Die Schule der Lubinen

Die erste deutsche Schule für Physiotherapie wird gegründet

"Kräftiger Gesundheitszustand" Pflicht: die ersten Krankengymnastik-Schülerinnen nach Ihrem Examen 1902
"Kräftiger Gesundheitszustand" Pflicht:
die ersten Krankengymnastik-Schülerinnen nach Ihrem Examen 1902

Sie heißt zu Anfang Lehranstalt für Heilgymnastik und die Schülerinnen heißen schlicht und einfach „Lubinen“. Am Rande sei bemerkt, dass die Lubinen für damalige Verhältnisse eine Menge medizinisches Wissen und Können haben und darüber hinaus in der Kieler Männerwelt sehr beliebt sind.

Bemerkenswert ist noch die Tatsache , dass die Leitungen der Schule immer in weiblicher Hand sind. Für das gesellschaftliche Frauenbild der damaligen Zeit gilt dies schon als ungewöhnlich. 

Aber nun die Geschichte von Anfang an: Natürlich kann es kein Dauerzustand bleiben, dass nur schwedisches Personal die Zander-Apparate in der Brunswiker Straße bedienen kann. Aber in Deutschland gibt in der damaligen Zeit keine Ausbildung zum Heilgymnasten. So fasst Sanitätsrat Lubinus den Entschluss, das kurzerhand zu ändern und eigene Heilgymnasten auszubilden.

Im April 1900 reicht er seine Ausbildungspläne beim „Preußischen Minister der geistlichen, Unterrichts- und Medizinalangelegenheiten“ ein. Zuvor hatten die Kieler Universität und der Regierungspräsident in Schleswig dieses Vorhaben gütigst genehmigt. Am 15. April 1901 startet der erste Lehrgang an der staatlich genehmigten Lehranstalt für Heilgymnastik, übrigens der ersten Deutschlands überhaupt.

Die Schülerinnen müssen zunächst eine einjährige turnerische Ausbildung am staatlich genehmigten Turnseminar absolvieren. Erst dann folgt der ebenfalls einjährige Teil der Heilgymnastik. 575,00 Reichsmark kostete der Heilgymnastikkurs, die jede Schülerin aufbringen muss.

 

... und der Examensjahrgang 1934
(Erste Reihe, Fünfter von links: Schulgründer Lubinus)

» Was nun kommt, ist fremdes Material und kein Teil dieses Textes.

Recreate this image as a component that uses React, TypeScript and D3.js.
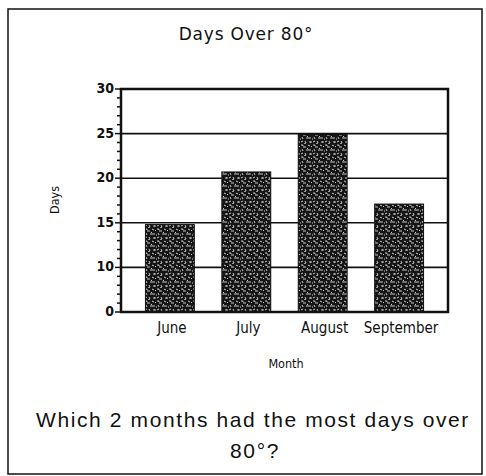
import React from "react";
import * as d3 from "d3";

const months = ["June", "July", "August", "September"];
const days = [14.8, 20.7, 24.9, 17.1];
const yTickValues = [5, 10, 15, 20, 25, 30];
const yTickLabels = ["0", "10", "15", "20", "25", "30"];
const gridValues = [10, 15, 20, 25];
const title = "Days Over 80°";
const xTitle = "Month";
const yTitle = "Days";
const question1 = "Which 2 months had the most days over";
const question2 = "80°?";

const W = 486;
const H = 476;
const plot = { left: 121, right: 448, top: 89, bottom: 312 };

const specks = [
  "M1 1 l2 0 l0 1", "M5 2 l0 2", "M8 1 l2 1", "M2 5 l1 2", "M6 6 l3 0",
  "M10 5 l0 2", "M1 10 l2 -1", "M5 9 l1 2", "M9 10 l2 0", "M3 3 l1 0",
  "M7 4 l1 1", "M11 9 l0 2", "M0 7 l1 0", "M4 12 l2 -1", "M12 2 l-1 1",
];

export default function App() {
  const x = d3
    .scaleBand<string>()
    .domain(months)
    .range([plot.left, plot.right])
    .paddingInner(0.36)
    .paddingOuter(0.32);
  const y = d3.scaleLinear().domain([5, 30]).range([plot.bottom, plot.top]);
  const minor = d3.range(5, 31).filter((v) => !yTickValues.includes(v));
  const cond = "'DejaVu Sans Condensed', 'DejaVu Sans', sans-serif";

  return (
    <svg
      width={W}
      height={H}
      style={{ position: "absolute", left: 0, top: 0, background: "#fff" }}
    >
      <defs>
        <pattern id="speckle" width={12} height={12} patternUnits="userSpaceOnUse">
          <rect width={12} height={12} fill="#151515" />
          {specks.map((d, i) => (
            <path key={i} d={d} stroke="#dcdcdc" strokeWidth={0.9} fill="none" />
          ))}
        </pattern>
      </defs>
      <rect x={8} y={9} width={474} height={465} fill="none" stroke="#111" strokeWidth={1.5} />
      <text x={246} y={40} textAnchor="middle" fontFamily="'DejaVu Sans', sans-serif" fontSize={17} letterSpacing={0.8} fill="#111">
        {title}
      </text>

      {gridValues.map((v) => (
        <line key={v} x1={plot.left} x2={plot.right} y1={y(v)} y2={y(v)} stroke="#111" strokeWidth={1.6} />
      ))}

      {months.map((m, i) => (
        <rect
          key={m}
          x={x(m)}
          y={y(days[i])}
          width={x.bandwidth()}
          height={y(5) - y(days[i])}
          fill="url(#speckle)"
          stroke="#111"
          strokeWidth={1}
        />
      ))}

      <rect
        x={plot.left}
        y={plot.top}
        width={plot.right - plot.left}
        height={plot.bottom - plot.top}
        fill="none"
        stroke="#111"
        strokeWidth={2.5}
      />

      {minor.map((v) => (
        <line key={v} x1={plot.left - 4} x2={plot.left} y1={y(v)} y2={y(v)} stroke="#111" strokeWidth={1.5} />
      ))}
      {yTickValues.map((v, i) => (
        <g key={v}>
          <line x1={plot.left - 6} x2={plot.left} y1={y(v)} y2={y(v)} stroke="#111" strokeWidth={1.5} />
          <text
            x={plot.left - 7}
            y={y(v) + 4}
            textAnchor="end"
            fontFamily={cond}
            fontSize={14}
            fontWeight="bold"
            fill="#111"
          >
            {yTickLabels[i]}
          </text>
        </g>
      ))}

      {months.map((m) => (
        <text
          key={m}
          x={(x(m) as number) + x.bandwidth() / 2 + 2}
          y={333}
          textAnchor="middle"
          fontFamily={cond}
          fontSize={15}
          fill="#111"
        >
          {m}
        </text>
      ))}

      <text x={286} y={368} textAnchor="middle" fontFamily={cond} fontSize={12.5} fill="#111">
        {xTitle}
      </text>
      <text
        transform="translate(59,200) rotate(-90)"
        textAnchor="middle"
        fontFamily={cond}
        fontSize={12.5}
        fill="#111"
      >
        {yTitle}
      </text>

      <text
        x={253}
        y={427}
        textAnchor="middle"
        fontFamily="'Liberation Sans', Arial, sans-serif"
        fontSize={21}
        letterSpacing={1.6}
        fill="#111"
      >
        {question1}
      </text>
      <text
        x={255}
        y={458}
        textAnchor="middle"
        fontFamily="'Liberation Sans', Arial, sans-serif"
        fontSize={21}
        letterSpacing={1.6}
        fill="#111"
      >
        {question2}
      </text>
    </svg>
  );
}
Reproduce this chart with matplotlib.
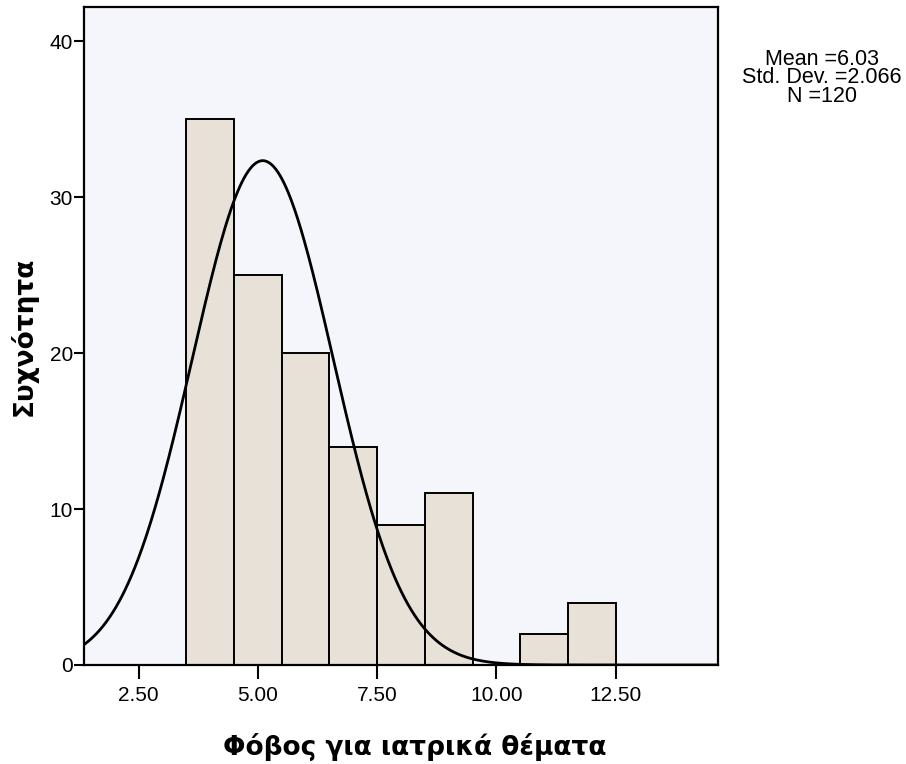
import numpy as np
import matplotlib.pyplot as plt

# Histogram counts per unit bin (left edges)
bin_left = [3.5, 4.5, 5.5, 6.5, 7.5, 8.5, 9.5, 10.5, 11.5]
counts = [35, 25, 20, 14, 9, 11, 0, 2, 4]
bin_width = 1.0

# Summary statistics shown beside the plot
stat_mean = 6.03
stat_sd = 2.066
stat_n = 120

# Normal curve as drawn over the bars
curve_mean = 5.1
curve_sd = 1.48

x_ticks = [2.5, 5.0, 7.5, 10.0, 12.5]
x_ticklabels = ['2.50', '5.00', '7.50', '10.00', '12.50']
y_ticks = [0, 10, 20, 30, 40]

plt.rcParams['font.family'] = ['Liberation Sans', 'DejaVu Sans']

fig = plt.figure(figsize=(9.06, 7.64), dpi=100)
ax = fig.add_axes([0.0927, 0.1296, 0.6998, 0.8612])
ax.set_facecolor('#f5f6fb')

ax.bar(bin_left, counts, width=bin_width, align='edge',
       color='#e7e1d8', edgecolor='black', linewidth=1.4, zorder=2)

xs = np.linspace(1.35, 14.65, 600)
ys = stat_n * bin_width / (curve_sd * np.sqrt(2 * np.pi)) * np.exp(-0.5 * ((xs - curve_mean) / curve_sd) ** 2)
ax.plot(xs, ys, color='black', linewidth=2.0, zorder=3)

ax.set_xlim(1.35, 14.65)
ax.set_ylim(0, 42.2)
ax.set_xticks(x_ticks)
ax.set_xticklabels(x_ticklabels)
ax.set_yticks(y_ticks)
ax.tick_params(axis='both', direction='out', width=1.5, labelsize=15)
ax.tick_params(axis='x', length=10, pad=5)
ax.tick_params(axis='y', length=7, pad=1)
for s in ax.spines.values():
    s.set_linewidth(1.6)

label_font = dict(family=['DejaVu Sans'], fontsize=19, fontweight='bold')
ax.set_xlabel('Φόβος για ιατρικά θέματα', **label_font)
ax.set_ylabel('Συχνότητα', **label_font)
ax.xaxis.set_label_coords(0.522, -0.103)
ax.yaxis.set_label_coords(-0.073, 0.5)

fig.text(0.907, 0.898, f'Mean ={stat_mean:.2f}\nStd. Dev. ={stat_sd:.3f}\nN ={stat_n}',
         ha='center', va='center', fontsize=15.5, linespacing=0.85)

fig.savefig('out.png', dpi=100)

1902 wird der erste Examens-Jahrgang als staatlich geprüfte Heilgymnastinnen verabschiedet und diese können sich nun um eine Anstellung im Krankenhaus bewerben oder aber ihren Beruf selbstständig ausüben. Sie dürfen allerdings in der damaligen Zeit nur unter ärztlicher Aufsicht arbeiten.

Nach Ausbruch des Zweiten Weltkrieges kann die Schule in Kiel den Lehrbetrieb nur noch mühsam aufrechterhalten. Im Frühjahr 1945 wird der Unterreicht sogar für einige Zeit komplett eingestellt.

Nach dem Ende der Zwangspause setzt eine Renaissance der Krankengymnastik ein. Sie erlangt in der Medizinwelt zunehmend große Anerkennung und wird auf immer mehr Therapiefelder ausgedehnt.

Seit dem 1. Juni 1994 werden die Krankengymnasten nun als Physiotherapeuten bezeichnet und können in Fachkliniken, Allgemeinen Krankenhäusern, Facharztpraxen, Sanatorien, Kurbetrieben, Rehabilitationszentren, in der Sportmedizin sowie Sondereinrichtungen für Körperbehinderte oder auch in einer eigenen Praxis tätig sein.

Mit einer weitergehenden Qualifikation ist mittlerweile nicht nur eine fachliche Spezialisierung möglich, sondern die Schülerinnen und Schüler können unter bestimmten Voraussetzungen auch eine akademische Laufbahn einschlagen.

Die Physiotherapeuten-Schule gehört heute, wie auch das Lubinus Clinicum und das Sankt Elisabeth Krankenhaus Kiel, zur Lubinus-Stiftung.